Einer Ethikkommission wurde eine Studie zur Beratung vorgelegt, in der bei postmenopausalen Frauen Aromatase-Hemmstoffe daraufhin geprüft werden sollten, ob sie mehr oder weniger auf die Entwicklung einer Osteoporose Einfluß nehmen. Aromatase-Hemmer werden bei der Therapie des Östrogen-Rezeptor-positiven Mammakarzinoms eingesetzt. Sie hemmen die Bildung von Östrogenen aus Androgenen. Nebenwirkungen sind die des Östrogenentzugs: Hitzewallungen, Schwindel, Übelkeit, daneben auch Anämie. Die Prüfung war bei gesunden postmenopausalen Frauen geplant. Auch die Methodik war fragwürdig. Die Ethikkommission konnte somit kein positives Votum erteilen.
Gleichzeitig hatte der Sponsor auch eine Stellungnahme bei einer anderen Ethikkommission eingeholt. Dort war das Votum positiv. Eine kollegiale Rücksprache fand nicht statt. Daraufhin erhob der Sponsor den dortigen Prüfarzt zum Leiter dieser klinischen Prüfung und konnte somit die Prüfung durchführen lassen.
Der Wechsel des Leiters einer klinischen Prüfung in den örtlichen Bereich einer Ethikkommission, die ein positives Votum ausgesprochen hat, kommt häufiger vor. Die erste Ethikkommission mußte in zwei weiteren Fällen mitansehen, daß ihr negatives Votum ohne Rücksprache übergangen wurde: Eine Studie betraf ein orales Kontrazeptivum, das bei Patientinnen mit Seborrhö erprobt werden sollte, die andere ein Infusionspräparat zur Anwendung bei Patienten mit Schlaganfall.

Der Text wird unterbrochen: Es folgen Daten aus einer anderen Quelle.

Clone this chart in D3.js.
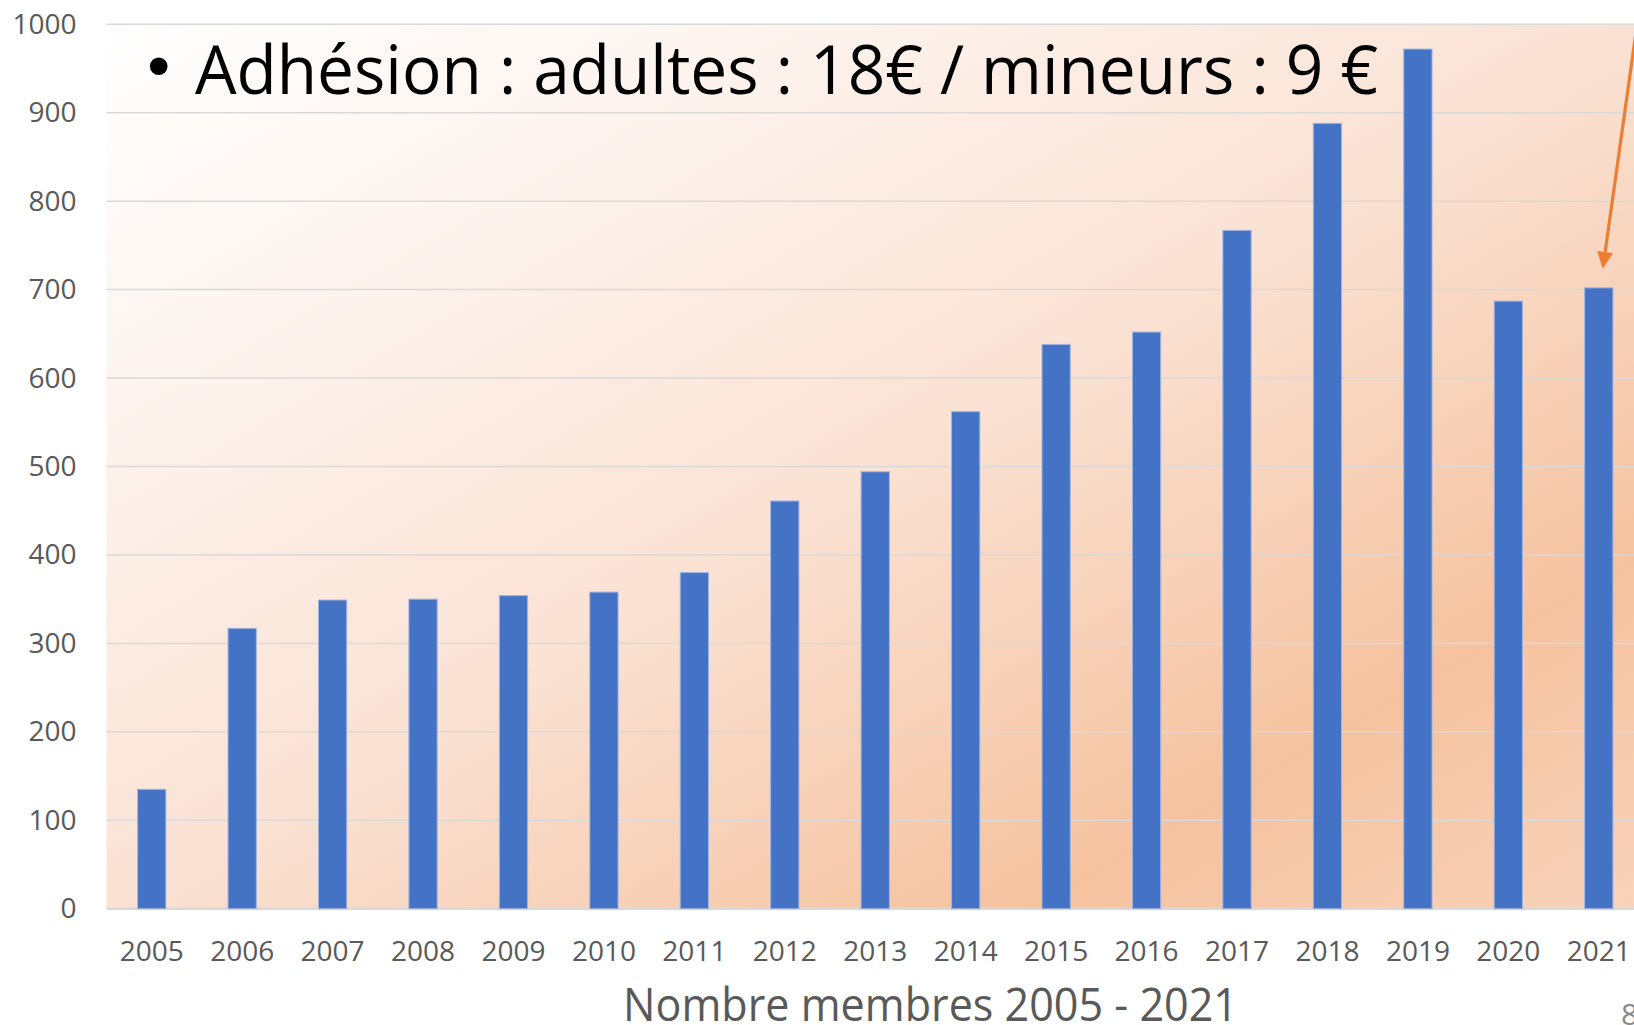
<!DOCTYPE html>
<html>
<head>
<meta charset="utf-8">
<script src="https://cdn.jsdelivr.net/npm/d3@7"></script>
<style>
  html, body { margin: 0; padding: 0; background: #fff; overflow: hidden; }
  svg { display: block; font-family: "Open Sans", sans-serif; }
  .axis text { fill: #595959; font-size: 28px; font-family: "Open Sans", sans-serif; }
</style>
</head>
<body>
<div id="chart"></div>
<script>
// data
let years = ["2005","2006","2007","2008","2009","2010","2011","2012","2013","2014","2015","2016","2017","2018","2019","2020","2021"];
let members = [135, 317, 349, 350, 354, 358, 380, 461, 494, 562, 638, 652, 767, 888, 972, 687, 702];
let yTicks = [0, 100, 200, 300, 400, 500, 600, 700, 800, 900, 1000];
let headline = "Adhésion : adultes : 18€ / mineurs : 9 €";
let chartTitle = "Nombre membres 2005 - 2021";
let slideNumber = "8";

let W = 1634, H = 1025;
let plot = {left: 106.5, right: 1644, top: 24.3, bottom: 908.7};

let svg = d3.select("#chart")
  .append("svg")
    .attr("width", W)
    .attr("height", H);

// background gradient of the plot area
let defs = svg.append("defs");
let grad = defs.append("linearGradient")
  .attr("id", "bg")
  .attr("x1", 0).attr("y1", 0)
  .attr("x2", 1).attr("y2", 1);
[[0, "#FFFFFF"], [0.25, "#FDF2EC"], [0.5, "#FAE2D4"], [0.8, "#F5C29F"], [1, "#F8D3BB"]]
  .forEach(function(s) {
    grad.append("stop").attr("offset", s[0]).attr("stop-color", s[1]);
  });

svg.append("rect")
  .attr("x", plot.left)
  .attr("y", plot.top)
  .attr("width", plot.right - plot.left)
  .attr("height", plot.bottom - plot.top)
  .attr("fill", "url(#bg)");

let x = d3.scaleBand()
  .domain(years)
  .range([plot.left, plot.right])
  .paddingInner(0.6875)
  .paddingOuter(0.34375);

let y = d3.scaleLinear()
  .domain([0, 1000])
  .range([plot.bottom, plot.top]);

// gridlines
svg.append("g")
  .selectAll("line")
  .data(yTicks)
  .enter()
  .append("line")
    .attr("x1", plot.left)
    .attr("x2", plot.right)
    .attr("y1", function(d) { return y(d); })
    .attr("y2", function(d) { return y(d); })
    .attr("stroke", "#D9D9D9")
    .attr("stroke-width", function(d) { return d === 0 ? 2.5 : 1.5; });

// y axis labels
let yAxis = svg.append("g")
  .attr("class", "axis")
  .attr("transform", "translate(" + plot.left + ",0)")
  .call(d3.axisLeft(y).tickValues(yTicks).tickSize(0).tickPadding(30).tickFormat(d3.format("d")));
yAxis.select(".domain").remove();

// bars
svg.append("g")
  .selectAll("rect")
  .data(years)
  .enter()
  .append("rect")
    .attr("x", function(d) { return x(d); })
    .attr("width", x.bandwidth())
    .attr("y", function(d, i) { return y(members[i]); })
    .attr("height", function(d, i) { return y(0) - y(members[i]); })
    .attr("fill", "#4472C4")
    .attr("stroke", "#9FB5E2")
    .attr("stroke-width", 1);

// x axis labels
let xAxis = svg.append("g")
  .attr("class", "axis")
  .attr("transform", "translate(0," + plot.bottom + ")")
  .call(d3.axisBottom(x).tickSize(0).tickPadding(32));
xAxis.select(".domain").remove();

// chart title
svg.append("text")
  .attr("x", 623)
  .attr("y", 1021)
  .attr("textLength", 615)
  .attr("lengthAdjust", "spacingAndGlyphs")
  .attr("fill", "#595959")
  .style("font-size", "46px")
  .text(chartTitle);

// headline with bullet
svg.append("circle")
  .attr("cx", 158.7)
  .attr("cy", 66.3)
  .attr("r", 8.8)
  .attr("fill", "#000");

svg.append("text")
  .attr("x", 195)
  .attr("y", 94.3)
  .attr("textLength", 1183)
  .attr("lengthAdjust", "spacingAndGlyphs")
  .attr("fill", "#000")
  .style("font-size", "67px")
  .text(headline);

// orange arrow pointing at the 2021 bar
let last = years.length - 1;
let tipX = x(years[last]) + x.bandwidth() / 2 + 4;
let tipY = y(members[last]) - 19;
let dirX = 30, dirY = -214;
let len = Math.sqrt(dirX * dirX + dirY * dirY);
let ux = dirX / len, uy = dirY / len;
let startT = (tipY + 5) / -uy;
let headLen = 17, headHalf = 8;
let baseX = tipX + ux * headLen, baseY = tipY + uy * headLen;

svg.append("line")
  .attr("x1", tipX + ux * startT)
  .attr("y1", tipY + uy * startT)
  .attr("x2", baseX)
  .attr("y2", baseY)
  .attr("stroke", "#ED7D31")
  .attr("stroke-width", 3.2);

svg.append("path")
  .attr("d", "M" + tipX + "," + tipY +
    "L" + (baseX - uy * headHalf) + "," + (baseY + ux * headHalf) +
    "L" + (baseX + uy * headHalf) + "," + (baseY - ux * headHalf) + "Z")
  .attr("fill", "#ED7D31");

// slide number, cut by the edge
svg.append("text")
  .attr("x", 1621)
  .attr("y", 1025)
  .attr("fill", "#898989")
  .style("font-size", "30px")
  .text(slideNumber);
</script>
</body>
</html>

Die Vorgänge zeigen, wie wenig Bedeutung den aufwendigen Beratungen der Ethikkommissionen beigemessen werden und wie leicht sie übergangen und ausgetrickst werden können. Es gibt keine Berufungsinstanz bei differierenden Voten. Eine zentrale Meldestelle fehlt. Eine solche Institution muß geschaffen werden. Dort könnten auch die Ergebnisse der Studien hinterlegt werden, die mitzuteilen die Studienleiter eigentlich verpflichtet sind. Eine solche Zentrale wird schon lange gefordert, konnte aber „im Haifisch-Becken der Interessengruppen“ bisher nicht durchgesetzt werden. Die möglicherweise bald gültige europäische Richtlinie 2001/20/EG vom 4.4.2001 sieht in Artikel 6 (5) vor, daß sämtliche Voten innerhalb von 60 Tagen dem Antragsteller und der zuständigen Behörde übermittelt werden müssen. Damit würden entsprechende Vorgänge erkennbar und zu unterbinden sein – ein positiver Aspekt der auch umstrittenen Richtlinie.